My first route I bid into was straight out of the Hub and I got an Industrial Park where I worked out of a straight truck. I delivered and picked up a thousand pkgs a day. Not much overtime because I blew out early and had to get pickups covered every day. Lots of perks from customers though, I could buy stuff at wholesale costs.
 

728ups

All Trash No Trailer
The worst one I ever ran was a Downtown Atlanta elevator route for a month about thirty years ago in a P-600. You would pull up to the sidewalk and work 30 story buildings on Marietta St between Five Points and the Georgia World Congress Center for those of you who know anything about Atlanta. A lot of Government buildings filled with the most incompetent people I have ever met, I understand first hand about how screwed up the Federal Government is.

My first route I bid into was straight out of the Hub and I got an Industrial Park where I worked out of a straight truck. I delivered and picked up a thousand pkgs a day. Not much overtime because I blew out early and had to get pickups covered every day. Lots of perks from customers though, I could buy stuff at wholesale costs.

I was intown last week,and felt sorry for the UPS drivers i saw in Five Points: TERRIBLE traffic,pedestrians crossing the street wherever they felt like crossing,and the general pandemonium of being in the city. Id HATE to have a route intown now
 
As a swing driver, 31st and State in Elgin Il. I went out blind on this route and ran it by the numbers. The last stuff up was an apartment complex straight out of the movies. Cars on cynder blocks, bars over every window and door. Ran it at the end of the day all week. When the route driver, a 6'7" black man, returned from vaca and found out that the sup had not filled me in on how to run the route he stormed off and chewed his ass out. I can still hear his booming voice today, "You almost got that white boy killed!".
 

HULKAMANIA

Well-Known Member
Generally speaking, the industrial routes were always the worst...always a bunch of NDA's, truck always bulked out, packages were usually heavy and awkward, lots of pickups, little overtime, and very little overtime. These are routes for new hires, low seniority people. I always had to call each day to get work taken off my route so I could take my lunch. I had to do this for almost a month, before they finally got the message and adjusted my load.

Surprisingly, my next worst route was a route I could have retired on. It was a country route 45 minutes outside of the city. It was completely a driving route, which I thought I would love, and I did, except for one fatal thing: the gravel roads. I had to wear a mask that covered my nose and mouth every time I hit the dust. In the midwest summers, this became torturous. Much of the time, I drove a half-hour between stops. I would open my bulk-head door, and the inside of the package car was cloudy with dust.

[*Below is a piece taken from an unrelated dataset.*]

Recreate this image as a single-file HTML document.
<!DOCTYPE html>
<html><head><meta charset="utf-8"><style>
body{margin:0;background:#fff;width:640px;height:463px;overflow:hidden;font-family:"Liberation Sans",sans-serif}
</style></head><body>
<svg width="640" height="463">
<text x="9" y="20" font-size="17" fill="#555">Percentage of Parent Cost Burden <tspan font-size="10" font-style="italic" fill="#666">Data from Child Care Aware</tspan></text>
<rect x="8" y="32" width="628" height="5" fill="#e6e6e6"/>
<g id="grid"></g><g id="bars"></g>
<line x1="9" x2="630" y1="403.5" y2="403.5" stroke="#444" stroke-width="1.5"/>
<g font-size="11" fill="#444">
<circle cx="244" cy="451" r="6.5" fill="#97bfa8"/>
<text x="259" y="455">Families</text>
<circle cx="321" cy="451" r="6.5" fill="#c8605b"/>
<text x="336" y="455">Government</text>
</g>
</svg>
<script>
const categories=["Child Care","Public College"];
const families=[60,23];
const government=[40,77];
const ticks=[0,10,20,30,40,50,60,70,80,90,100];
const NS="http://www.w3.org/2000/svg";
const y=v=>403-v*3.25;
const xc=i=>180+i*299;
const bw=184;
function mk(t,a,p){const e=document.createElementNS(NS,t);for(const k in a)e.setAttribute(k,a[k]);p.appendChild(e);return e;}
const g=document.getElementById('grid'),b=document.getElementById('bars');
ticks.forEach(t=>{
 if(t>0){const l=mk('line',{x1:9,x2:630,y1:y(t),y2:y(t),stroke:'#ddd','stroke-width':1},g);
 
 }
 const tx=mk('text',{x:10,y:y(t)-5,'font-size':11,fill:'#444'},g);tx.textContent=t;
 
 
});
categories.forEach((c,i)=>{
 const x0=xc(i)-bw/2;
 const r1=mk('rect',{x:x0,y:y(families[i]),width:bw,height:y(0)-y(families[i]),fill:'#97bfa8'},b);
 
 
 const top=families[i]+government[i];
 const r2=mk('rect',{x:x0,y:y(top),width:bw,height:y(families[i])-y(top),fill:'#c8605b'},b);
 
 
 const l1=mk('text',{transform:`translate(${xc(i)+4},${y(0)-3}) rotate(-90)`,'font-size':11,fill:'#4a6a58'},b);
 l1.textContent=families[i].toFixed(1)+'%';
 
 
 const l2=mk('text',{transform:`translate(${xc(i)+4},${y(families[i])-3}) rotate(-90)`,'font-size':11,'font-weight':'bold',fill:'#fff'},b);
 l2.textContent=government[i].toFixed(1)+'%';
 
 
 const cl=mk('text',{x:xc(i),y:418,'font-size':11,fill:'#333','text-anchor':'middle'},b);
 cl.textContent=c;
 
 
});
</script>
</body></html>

The people were great. Much nicer and generous than the people in the city. It was almost like becoming family with everyone. Honestly, I saw more animals than people. Great, great route, if only those roads had been paved.

I can completely relate to this. The gravel here is the white rock so it just chokes the crap out of you. Going out on them rural routes the first time SUCKS!!!!!! Once you learn them and can just drive and KNOW exactly where you are going. On a side note---I will take a dry dusty road ANYDAY over a wet dirt road in these trucks that get stuck on a wet dog turd.
 

Jackburton

Gone Fish'n
I was intown last week,and felt sorry for the UPS drivers i saw in Five Points: TERRIBLE traffic,pedestrians crossing the street wherever they felt like crossing,and the general pandemonium of being in the city. Id HATE to have a route intown now
You guys can have all that stuff, I'll take my 160 100+ miles a day.
 

old brown shoe

30 year driver
I would rather be out on the dusty roads all day than working in town. Others say how they would like to do my route in the summer, but would not touch it in the winter. I've done all types of routes and the rural routes use to be the ones everyone wanted to finish their careers on. Not so much now as so much in town work has been added and still have all your rural areas to do. Not fun to be out in the mountains in the dark chaining up or stuck outside of cell phone coverage.